Uno de los errores más remotos y persistentes del independentismo ha sido presuponer que la mayoría de políticos y burócratas españoles son imbéciles o malos estrategas. Lejos de cebarse con los débiles por sadismo o de actuar sin ton ni son, mediante la petición de inhabilitar a Mas, Ortega y Rigau, el poder madrileño nos ha regalado el enorme favor de explicarnos que vive muy cómodo en la lucha contra un independentismo que se limita a llenar calles y llorar un día al año. Mientras, con un mismo disparo, advierte a los funcionarios del Estado en Catalunya de lo que les espera si ayudan en los preparativos de un referéndum de autodeterminación. La situación es bastante curiosa, porque –a fin de cuentas– Mas será procesado por tramar una consulta que ideó al milímetro con tal de someterse a la ley española para no romper un solo plato. El hombre sensato, finalmente, caerá víctima de querer quedar bien con todo el mundo.

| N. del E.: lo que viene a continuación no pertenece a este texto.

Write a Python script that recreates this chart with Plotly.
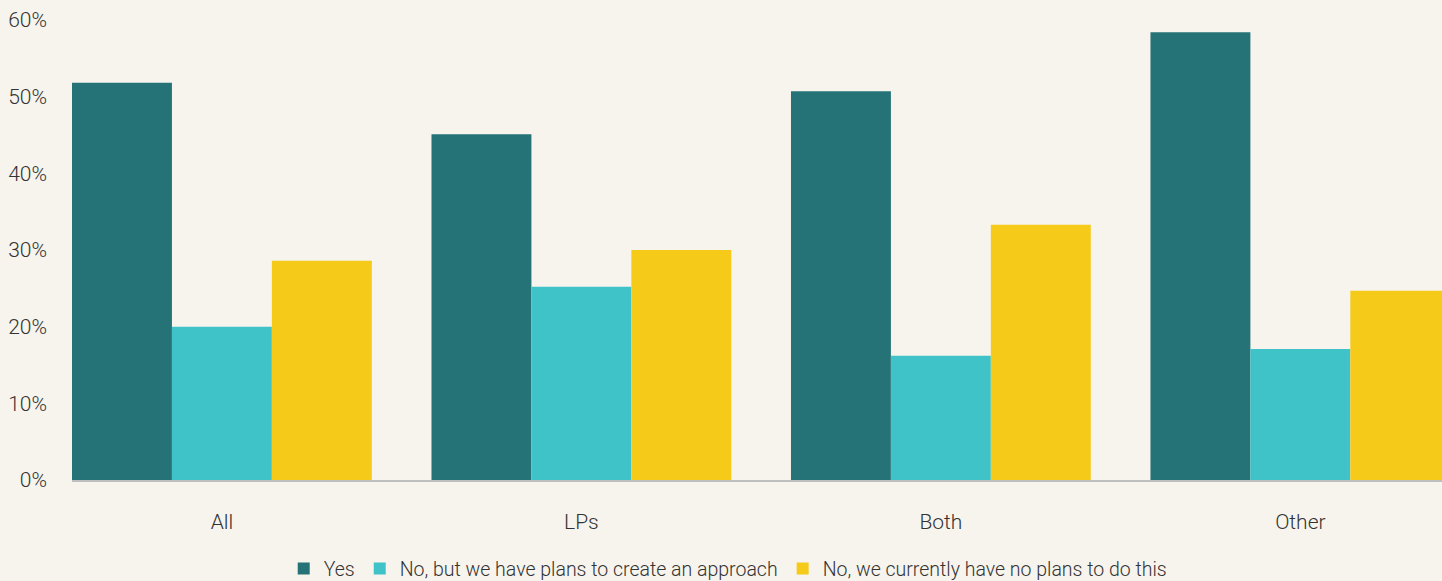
import plotly.graph_objects as go

categories = ["All", "LPs", "Both", "Other"]
series_names = ["Yes", "No, but we have plans to create an approach", "No, we currently have no plans to do this"]
yes_vals = [51.8, 45.1, 50.7, 58.4]
plans_vals = [20.0, 25.2, 16.2, 17.1]
noplans_vals = [28.6, 30.0, 33.3, 24.7]
colors = ["#267377", "#40C3C8", "#F5CA18"]
y_ticks = [0, 10, 20, 30, 40, 50, 60]
y_tick_labels = ["0%", "10%", "20%", "30%", "40%", "50%", "60%"]

FONT = "Roboto, sans-serif"

fig = go.Figure()
for name, vals, col in zip(series_names, [yes_vals, plans_vals, noplans_vals], colors):
    fig.add_trace(go.Bar(x=categories, y=vals, name=name, marker=dict(color=col, line=dict(width=0))))

fig.update_layout(
    width=1442, height=581,
    barmode="group", bargap=0.166, bargroupgap=0,
    paper_bgcolor="#F7F4EE", plot_bgcolor="#F7F4EE",
    margin=dict(l=72, r=0, t=20, b=101),
    font=dict(family=FONT, size=21, color="#333333", weight=300),
    showlegend=True,
    legend=dict(orientation="h", xref="container", x=0.505, xanchor="center",
                yref="container", y=0.021, yanchor="middle",
                font=dict(size=19.5, weight=300), itemsizing="constant", tracegroupgap=0,
                itemwidth=30, bgcolor="rgba(0,0,0,0)"),
    xaxis=dict(type="category", range=[-0.417, 3.394], showgrid=False,
               showline=True, linecolor="#BFBFBF", linewidth=1.5,
               ticks="", ticklabelstandoff=22, tickfont=dict(size=21, weight=300)),
    yaxis=dict(range=[0, 60], tickvals=y_ticks, ticktext=y_tick_labels,
               showgrid=False, zeroline=False, showline=False, ticks="",
               ticklabelstandoff=24, tickfont=dict(size=21, weight=300)),
)

fig.write_html("out.html", config={"displayModeBar": False},
               post_script="document.body.style.margin='0px';document.body.style.overflow='hidden';")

A pesar de que podamos considerar injusta o moralmente repulsiva la decisión de los jueces españoles (ello, por mucho que indigne a los moralistas de la tribu, es altamente irrelevante), sería oportuno que la aprovechásemos para entender que el martirologio de nuestros políticos no ha servido para aquello que los cursis llaman ensanchar la base del independentismo ni para avanzar en la hoja de ruta. Contrariamente, haber jugado la carta de una independencia bien amueblada y legal sólo ha provocado el aumento de la demagogia de los colauistas y de otros fanáticos del pacto. A los herederos comunes del PSC y a los podemitas el martirologio de Mas, Ortega y Rigau sólo les suscitará una lagrimilla de compasión cristiana para, acto seguido, continuar recordándonos que el expresidente era un recortador compulsivo y que Rigau quería cargarse la escuela pública. En el mundo de los sentimientos, los más demagogos siempre ganan la partida. 

Con el martirologio no basta y espero que todo el ejercicio de ambigüedad que siguió al 9-N y al 27-S sirva al president Puigdemont para no instalarse en la comodidad metafísica del llorón, imponer cuanto antes el referéndum y cumplir la promesa de finalizar su propia presidencia con la secesión. España suspenderá a Mas, Ortega y Rigau porque los fontaneros de la capital saben perfectamente que ello no afectará en nada la consecución o el fracaso de la hoja de ruta. Habrá más ira independentista acumulada, cierto es, pero la rabia sin vehículo siempre acaba derivando en nostalgia. ¡Faltaría más que uno no pueda sentir empatía con tres políticos que serán procesados por aquello que nosotros concebimos como un bien común, el ejercicio del voto! Pero pensar que con esto ya basta es continuar en la visión del adolescente, para el que la vida sentimental modifica necesariamente la realidad a su antojo. 

Si la presión del poder estatal para echar a Pedro Sánchez os ha parecido desmesurada, esperad al día en que Puigdemont hable de sancionar a los funcionarios catalanes que no colaboren en el referéndum o sobre el control del territorio por parte de las fuerzas del orden una vez proclamada la República. Hasta ahora no habéis visto ni una pizca, sólo la puntilla. Desde hace 500 años, los catalanes hemos sido tan zoquetes como para pensar que los españoles eran imbéciles. Se trata, entonces, de dejar de ser catalanes? No, se trata de abandonar la zoquetería y dejar de tomar a los españoles por imbéciles.